SET TASK |
Review the listing and copy each line that holds the word "diagram".

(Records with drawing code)
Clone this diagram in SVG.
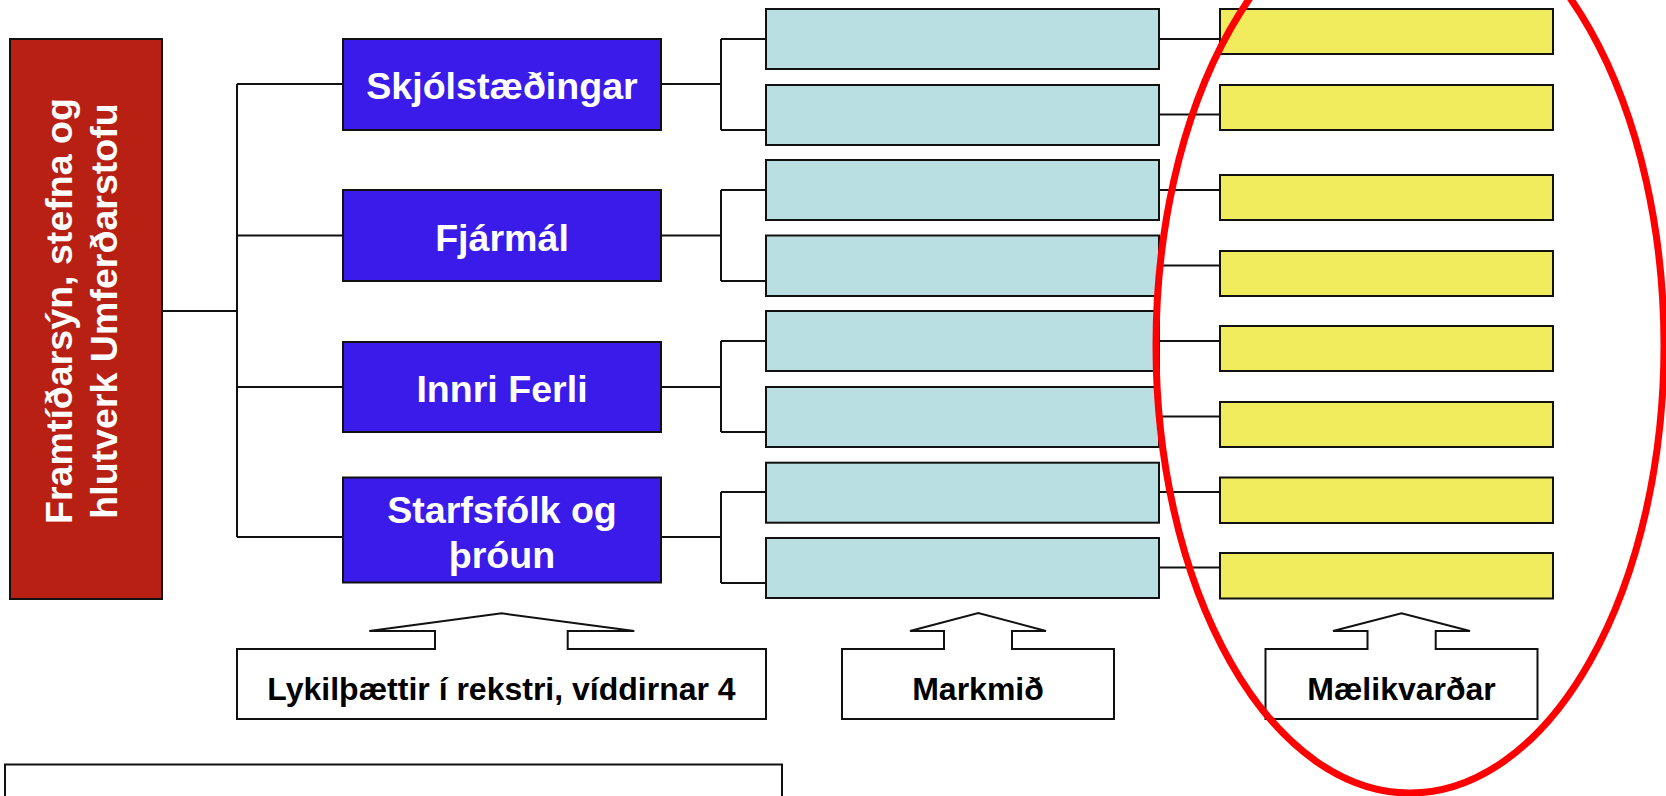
<svg xmlns="http://www.w3.org/2000/svg" width="1666" height="796" viewBox="0 0 1666 796">
<style>
.box{stroke:#111;stroke-width:2}
.red{fill:#B82014}
.blue{fill:#3A1BEA}
.teal{fill:#BADFE2}
.yel{fill:#F0EC5E}
.wh{fill:#fff}
.ln{fill:none;stroke:#111;stroke-width:2}
.t{font-family:"Liberation Sans",Arial,sans-serif;font-weight:bold;text-anchor:middle}
.tw{fill:#fff;font-size:37.6px}
.tb{fill:#000;font-size:32px}
</style>
<rect width="1666" height="796" fill="#fff"/>
<g id="connectors">
<path class="ln" d="M162,311H237M237,84V537M237,84H343M237,235.5H343M237,387H343M237,537H343"/>
<path class="ln" d="M661,84H721M721,39V130M721,39H766M721,130H766"/>
<path class="ln" d="M661,235.5H721M721,190V281M721,190H766M721,281H766"/>
<path class="ln" d="M661,387H721M721,341V432M721,341H766M721,432H766"/>
<path class="ln" d="M661,537H721M721,492V583M721,492H766M721,583H766"/>
<path class="ln" d="M1159,39H1220M1159,114.5H1220M1159,190H1220M1159,265.5H1220M1159,341H1220M1159,416.5H1220M1159,492H1220M1159,567.5H1220"/>
</g>
<g id="root">
<rect class="box red" x="10" y="39" width="152" height="560"/>
<text class="t tw" transform="translate(72,311) rotate(-90)">Framtíðarsýn, stefna og</text>
<text class="t tw" transform="translate(117,311) rotate(-90)">hlutverk Umferðarstofu</text>
</g>
<g id="dim1"><rect class="box blue" x="343" y="39" width="318" height="91"/><text class="t tw" x="502" y="99">Skjólstæðingar</text></g>
<g id="dim2"><rect class="box blue" x="343" y="190" width="318" height="91"/><text class="t tw" x="502" y="250.5">Fjármál</text></g>
<g id="dim3"><rect class="box blue" x="343" y="342" width="318" height="90"/><text class="t tw" x="502" y="401.5">Innri Ferli</text></g>
<g id="dim4"><rect class="box blue" x="343" y="477.5" width="318" height="105"/><text class="t tw" x="502" y="523.3">Starfsfólk og</text><text class="t tw" x="502" y="568.3">þróun</text></g>
<g id="goal1"><rect class="box teal" x="766" y="9" width="393" height="60"/></g>
<g id="goal2"><rect class="box teal" x="766" y="85" width="393" height="60"/></g>
<g id="goal3"><rect class="box teal" x="766" y="160" width="393" height="60"/></g>
<g id="goal4"><rect class="box teal" x="766" y="235.5" width="393" height="60.5"/></g>
<g id="goal5"><rect class="box teal" x="766" y="311" width="393" height="60"/></g>
<g id="goal6"><rect class="box teal" x="766" y="387" width="393" height="60"/></g>
<g id="goal7"><rect class="box teal" x="766" y="462.7" width="393" height="60"/></g>
<g id="goal8"><rect class="box teal" x="766" y="538" width="393" height="60"/></g>
<g id="m1"><rect class="box yel" x="1220" y="9" width="333" height="45"/></g>
<g id="m2"><rect class="box yel" x="1220" y="85" width="333" height="45"/></g>
<g id="m3"><rect class="box yel" x="1220" y="175" width="333" height="45"/></g>
<g id="m4"><rect class="box yel" x="1220" y="251" width="333" height="45"/></g>
<g id="m5"><rect class="box yel" x="1220" y="326" width="333" height="45"/></g>
<g id="m6"><rect class="box yel" x="1220" y="402" width="333" height="45"/></g>
<g id="m7"><rect class="box yel" x="1220" y="477.5" width="333" height="45.5"/></g>
<g id="m8"><rect class="box yel" x="1220" y="553" width="333" height="45.5"/></g>
<g id="label1">
<path class="box wh" d="M237,649H435V631H369.3L501.7,613.3L634.3,631H567.7V649H766V719H237Z"/>
<text class="t tb" x="501.5" y="699.5">Lykilþættir í rekstri, víddirnar 4</text>
</g>
<g id="label2">
<path class="box wh" d="M842,649H944V631H910L978.3,613L1046,631H1012V649H1114V719H842Z"/>
<text class="t tb" x="978" y="699.5">Markmið</text>
</g>
<g id="label3">
<path class="box wh" d="M1265.5,649H1367.5V631H1333L1401.5,613.3L1470,631H1435.7V649H1537.5V719H1265.5Z"/>
<text class="t tb" x="1401.5" y="699.5">Mælikvarðar</text>
</g>
<g id="note"><rect class="box wh" x="5" y="764.5" width="777" height="50"/></g>
<g id="highlight"><ellipse cx="1410" cy="345.5" rx="254" ry="447.5" fill="none" stroke="#FF0000" stroke-width="7"/></g>
</svg>
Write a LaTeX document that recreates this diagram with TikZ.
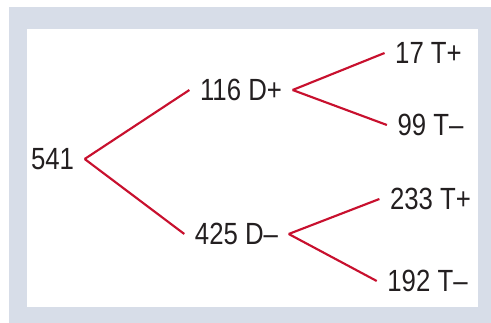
\documentclass[tikz,border=0pt]{standalone}
\usepackage{fontspec}
\setmainfont{Liberation Sans}
\usetikzlibrary{positioning}
\definecolor{framegray}{HTML}{D7DDE8}
\definecolor{branchred}{HTML}{C8102E}
\definecolor{textgray}{HTML}{231F20}
\tikzstyle{count}=[inner sep=0pt,outer sep=8pt,text height=16.4pt,text depth=0pt,font=\fontsize{23}{25}\selectfont,text=textgray]
\tikzstyle{branch} = [draw,line width=1.6pt,branchred]

\begin{document}
\begin{tikzpicture}[x=0.75pt,y=-0.75pt]
    % Frame around the tree
    \useasboundingbox (0,0) rectangle (491,323);
    \fill[white] (0,0) rectangle (491,323);
    \fill[framegray] (9,7) rectangle (491,323);
    \fill[white] (27,29) rectangle (478,307);

    % First we place the counts
    \foreach \pos/\name/\txt in {{(52.5,159)/root/541}, {(241,90)/Dp/116 D+}, {(236.5,234)/Dm/425 D–}, {(428.5,53)/DpTp/17 T+}, {(430.5,125)/DpTm/99 T–}, {(430.5,199)/DmTp/233 T+}, {(427.5,281)/DmTm/192 T–}}
        \node[count] (\name) at \pos {\scalebox{0.84}[1]{\txt}};

    % Connect counts with branches
    \foreach \source/ \dest in {root/Dp, root/Dm, Dp/DpTp, Dp/DpTm, Dm/DmTp, Dm/DmTm}
        \path[branch] (\source.east) -- (\dest.west);
\end{tikzpicture}
\end{document}
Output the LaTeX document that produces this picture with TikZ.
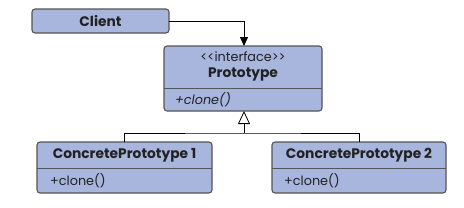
\documentclass[tikz,border=0pt]{standalone}
\usepackage{fontspec}
\setmainfont{Poppins}
\usetikzlibrary{arrows.meta,positioning}
\definecolor{boxfill}{HTML}{A8B5DC}
\definecolor{boxline}{HTML}{555555}
\definecolor{txt}{HTML}{222222}
\tikzset{
  umlbox/.style={draw=boxline, line width=1.1pt, fill=boxfill, rounded corners=3pt},
  lbl/.style={text=txt, inner sep=0pt, font=\fontsize{12.8}{14}\selectfont},
  blbl/.style={text=txt, inner sep=0pt, font=\fontsize{13.8}{15}\bfseries\selectfont},
  conn/.style={draw=black, line width=0.8pt},
}
\begin{document}
\begin{tikzpicture}[x=1pt,y=-1pt]
\useasboundingbox (0,0) rectangle (464,207);
% Client
\draw[umlbox] (32,9) rectangle (169,33);
\node[blbl] (client) at (100.5,21) {Client};
\coordinate (clientR) at (169,21);
% Prototype
\draw[umlbox] (164,46) rectangle (322,111);
\draw[boxline, line width=0.8pt] (164,88) -- (322,88);
\node[lbl] (stereo) at (243,57) {<\kern0pt<interface>\kern0pt>};
\node[blbl] (proto) at (243,74) {Prototype};
\node[lbl, anchor=west] (pclone) at (175,100) {\itshape +clone()};
\coordinate (protoT) at (244,46);
\coordinate (protoB) at (244,111);
% Concrete 1
\draw[umlbox] (37,142) rectangle (212,193);
\draw[boxline, line width=0.8pt] (37,168) -- (212,168);
\node[blbl] (c1) at (124.5,155) {ConcretePrototype 1};
\node[lbl, anchor=west] (c1clone) at (50,180.5) {+clone()};
\coordinate (c1T) at (124,142);
% Concrete 2
\draw[umlbox] (272,142) rectangle (446,193);
\draw[boxline, line width=0.8pt] (272,168) -- (446,168);
\node[blbl] (c2) at (359,155) {ConcretePrototype 2};
\node[lbl, anchor=west] (c2clone) at (284,180.5) {+clone()};
\coordinate (c2T) at (359,142);
% connectors
\draw[conn, -{Triangle[length=9pt,width=8pt]}] (clientR) -| (protoT);
\coordinate (junc) at (244,133);
\draw[conn, -{Triangle[open,length=13pt,width=12pt,fill=white]}] (junc) -- (protoB);
\draw[conn] (c1T) |- (junc) -| (c2T);
\end{tikzpicture}
\end{document}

ANSWER FOR THE TASK |
Clone this diagram in SVG.
Write a LaTeX document that recreates this diagram with TikZ.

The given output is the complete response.